Abstract:Although transformer has achieved great progress on computer vision tasks, the scale variation in dense image prediction is still the key challenge. Few effective multi-scale techniques are applied in transformer and there are two main limitations in the current methods. On one hand, self-attention module in vanilla transformer fails to sufficiently exploit the diversity of semantic information because of its rigid mechanism. On the other hand, it is hard to build attention and interaction among different levels due to the heavy computational burden.

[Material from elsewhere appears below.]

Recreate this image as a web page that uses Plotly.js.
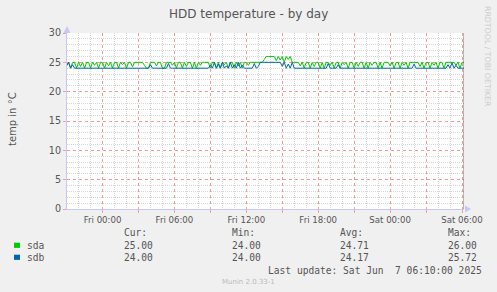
<!DOCTYPE html>
<html>
<head>
<meta charset="utf-8">
<script src="https://cdn.plot.ly/plotly-3.0.1.min.js"></script>
<style>html,body{margin:0;padding:0;background:#F0F0F0;}#chart{width:497px;height:292px;}</style>
</head>
<body>
<div id="chart"></div>
<script>
// 10-minute samples starting Thu 2025-06-05 21:00
const startTime = '2025-06-05T21:00:00';
const stepMinutes = 10;
const sda = [
 24.5,25,24,25,25,24,25,24.3,25,24,
 25,25,24,25,24.5,25,24,25,25,24,
 25,24.4,25,24,25,25,24,25,24.6,25,
 24,25,25,24.2,25,25,25,25,25,24.5,
 24,24,25,25,25,24.4,25,25,24,24,
 25,25,25,24.5,25,24,25,25,24,25,
 24.3,25,25,24,25,24,25,24.5,25,25,
 25,25,24,25,25,24,25,24,25,24.6,
 25,24,25,25,24,25,24.4,25,24,25,
 25,24.5,25,25,25,25,25,25,25,25.5,
 26,26,26,26,26,25.3,26,25.4,26,25,
 26,25.5,26,25,25,25,25,24.4,25,24,
 25,25,24,25,24.3,25,25,24,25,24,
 25,25,24.5,25,24,25,25,24,25,24.6,
 25,24,25,25,24,25,24.3,25,25,24,
 25,24,25,24.5,25,25,24,25,24,25,
 25,25,24.4,25,24,25,25,24,25,24.5,
 25,24,25,25,25,25,25,24.3,25,24,
 25,25,24,25,24.5,25,24,25,25,24,
 25,25,25,25,25,24.5,25,24,25,25
];
const sdb = [
 24.4,25,24,24.6,24,24,24,24,24,24,
 24,24,24,24,24,24,24,24,24,24,
 24,24,24,24,24,24,24,24,24,24,
 24,24,24,24,24,24,24,24,24,24,
 24,24,24.6,24,24,24,24,24,24,24,
 24,24.8,24,24,24,24,24,24,24,24,
 24,24,24,24,24,24,24,24,24,24,
 24,24,24.5,24,25,24,24.7,24,25,24,
 24.4,24,25,24,24.6,24,25,24,24.5,24,
 24,24,24,24,24.8,24,24.3,25,25,25,
 25,25,25,25,25,25,25,25,24.3,25,
 24,24.7,24,25,24,24,24,24,24,24,
 24,24,24,24,24,24,24,24,24,24,
 24,24.8,24,24,24,24,24.6,24,24,24,
 24,24,24,24,24,24,24,24,24,24,
 24,24,24,24,24,24,24,24,24,24,
 24,24,24,24,24,24,24,24,24,24,
 24,24,24,24,24.7,24,24,24,24,24,
 24,24,24,24,24,24,24,24,24,24,
 24,24.6,24,24.9,24,24.5,24,24,24,24
];
const seriesNames = ['sda', 'sdb'];
const seriesColors = ['#00CC00', '#0066B3'];
const curVals = ['25.00', '24.00'];
const minVals = ['24.00', '24.00'];
const avgVals = ['24.71', '24.17'];
const maxVals = ['26.00', '25.72'];
const tickTimes = ['2025-06-06 00:00','2025-06-06 03:00','2025-06-06 06:00','2025-06-06 09:00','2025-06-06 12:00','2025-06-06 15:00','2025-06-06 18:00','2025-06-06 21:00','2025-06-07 00:00','2025-06-07 03:00','2025-06-07 06:00'];
const tickLabels = ['Fri 00:00','','Fri 06:00','','Fri 12:00','','Fri 18:00','','Sat 00:00','','Sat 06:00'];

function fmt(d){
  const p = n => String(n).padStart(2,'0');
  return d.getFullYear()+'-'+p(d.getMonth()+1)+'-'+p(d.getDate())+' '+p(d.getHours())+':'+p(d.getMinutes());
}
const t0 = new Date(startTime);
const times = sda.map((_, i) => fmt(new Date(t0.getTime() + i*stepMinutes*60000)));

// minor grid positions (hourly / every 1 degree), skipping where major lines are
const xMinor = [];
for (let h = 0; h <= 34; h++) {
  if (h % 3 !== 0) xMinor.push(fmt(new Date(t0.getTime() + h*3600000)));
}
const yMinor = [];
for (let v = 1; v < 30; v++) if (v % 5 !== 0) yMinor.push(v);

const traces = [sda, sdb].map((vals, k) => ({
  x: times, y: vals, type: 'scatter', mode: 'lines', name: seriesNames[k],
  line: {color: seriesColors[k], width: 1}, showlegend: false
}));

// pixel helpers for plot area: left 67, right 464, top 33, bottom 209
const L = 67, R = 464, T = 33, B = 209;
const px = x => (x - L) / (R - L);
const py = y => (B - y) / (B - T);

const mono = {family: 'DejaVu Sans Mono', size: 9.6, color: '#555'};
const ann = [];
function txt(x, y, text, font, xanchor, extra){
  ann.push(Object.assign({x: px(x), y: py(y), xref: 'paper', yref: 'paper', text: text, showarrow: false,
    xanchor: xanchor || 'left', yanchor: 'middle', font: font, borderpad: 0}, extra || {}));
}
txt(248, 14, 'HDD temperature - by day', {family: 'DejaVu Sans', size: 12, color: '#555'}, 'center');
txt(12, 119, 'temp in °C', {family: 'DejaVu Sans', size: 10, color: '#555'}, 'center', {textangle: -90});
txt(488, 57, 'RRDTOOL / TOBI OETIKER', {family: 'DejaVu Sans', size: 7.8, color: '#CDCDCD'}, 'center', {textangle: 90});
txt(122.5, 233, 'Cur:', mono);
txt(231, 233, 'Min:', mono);
txt(339, 233, 'Avg:', mono);
txt(447, 233, 'Max:', mono);
const rowY = [245.3, 257.3];
const shapes = [];
seriesNames.forEach((n, k) => {
  txt(26, rowY[k], n, mono);
  txt(122.5, rowY[k], curVals[k], mono);
  txt(231, rowY[k], minVals[k], mono);
  txt(339, rowY[k], avgVals[k], mono);
  txt(447, rowY[k], maxVals[k], mono);
  shapes.push({type: 'rect', xref: 'paper', yref: 'paper', x0: px(14), x1: px(20), y0: py(rowY[k]+2.6), y1: py(rowY[k]-2.6),
    fillcolor: seriesColors[k], line: {width: 0}});
});
txt(483, 270, 'Last update: Sat Jun \u00A07 06:10:00 2025', mono, 'right');
txt(248, 282, 'Munin 2.0.33-1', {family: 'DejaVu Sans', size: 7, color: '#BBBBBB'}, 'center');

// axis arrows
shapes.push({type: 'path', xref: 'paper', yref: 'paper', xsizemode: 'pixel', ysizemode: 'pixel', xanchor: 0, yanchor: 1,
  path: 'M -3.5 0 L 3.5 0 L 0 7 Z', fillcolor: '#C8C8F6', line: {width: 0}});
shapes.push({type: 'path', xref: 'paper', yref: 'paper', xsizemode: 'pixel', ysizemode: 'pixel', xanchor: 1, yanchor: 0,
  path: 'M 1 -3.5 L 1 3.5 L 7 0 Z', fillcolor: '#C8C8F6', line: {width: 0}});
// now line
shapes.push({type: 'line', xref: 'x', yref: 'paper', x0: times[times.length-1], x1: times[times.length-1], y0: 0, y1: 1,
  line: {color: '#7A6A6A', width: 1}});

const layout = {
  width: 497, height: 292,
  margin: {l: L, r: 497 - R, t: T, b: 292 - B, pad: 0},
  paper_bgcolor: '#F0F0F0', plot_bgcolor: '#FFFFFF',
  showlegend: false,
  xaxis: {
    type: 'date', range: ['2025-06-05 21:02', '2025-06-07 06:10'],
    tickmode: 'array', tickvals: tickTimes, ticktext: tickLabels,
    showgrid: true, gridcolor: '#F49A9A', griddash: 'dot', gridwidth: 1,
    minor: {tickmode: 'array', tickvals: xMinor, showgrid: true, gridcolor: '#D6D6D6', griddash: '1px,1px', gridwidth: 1},
    ticks: 'outside', ticklen: 3, tickcolor: '#F0A0A0', tickwidth: 1,
    showline: true, linecolor: '#C8C8F6', linewidth: 1, zeroline: false,
    tickfont: {family: 'DejaVu Sans', size: 8.6, color: '#555'}, fixedrange: true
  },
  yaxis: {
    range: [0, 30], tickmode: 'linear', tick0: 0, dtick: 5,
    showgrid: true, gridcolor: '#F49A9A', griddash: 'dot', gridwidth: 1,
    minor: {tickmode: 'array', tickvals: yMinor, showgrid: true, gridcolor: '#D6D6D6', griddash: '1px,1px', gridwidth: 1},
    ticks: 'outside', ticklen: 3, tickcolor: '#F0A0A0', tickwidth: 1,
    showline: true, linecolor: '#C8C8F6', linewidth: 1, zeroline: false,
    tickfont: {family: 'DejaVu Sans', size: 9.6, color: '#555'}, fixedrange: true
  },
  annotations: ann,
  shapes: shapes
};
Plotly.newPlot('chart', traces, layout, {staticPlot: true, displayModeBar: false});
</script>
</body>
</html>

To alleviate this problem, we first revisit multi-scale problem in dense prediction, verifying the significance of diverse semantic representation and multi-scale interaction, and exploring the adaptation of transformer to pyramidal structure. Inspired by these findings, we propose a novel Semantic-aware Decoupled Transformer Pyramid (SDTP) for dense image prediction, consisting of Intra-level Semantic Promotion (ISP), Cross-level Decoupled Interaction (CDI) and Attention Refinement Function (ARF). ISP explores the semantic diversity in different receptive space. CDI builds the global attention and interaction among different levels in decoupled space which also solves the problem of heavy computation. Besides, ARF is further added to refine the attention in transformer. Experimental results demonstrate the validity and generality of the proposed method, which outperforms the state-of-the-art by a significant margin in dense image prediction tasks. Furthermore, the proposed components are all plug-and-play, which can be embedded in other methods.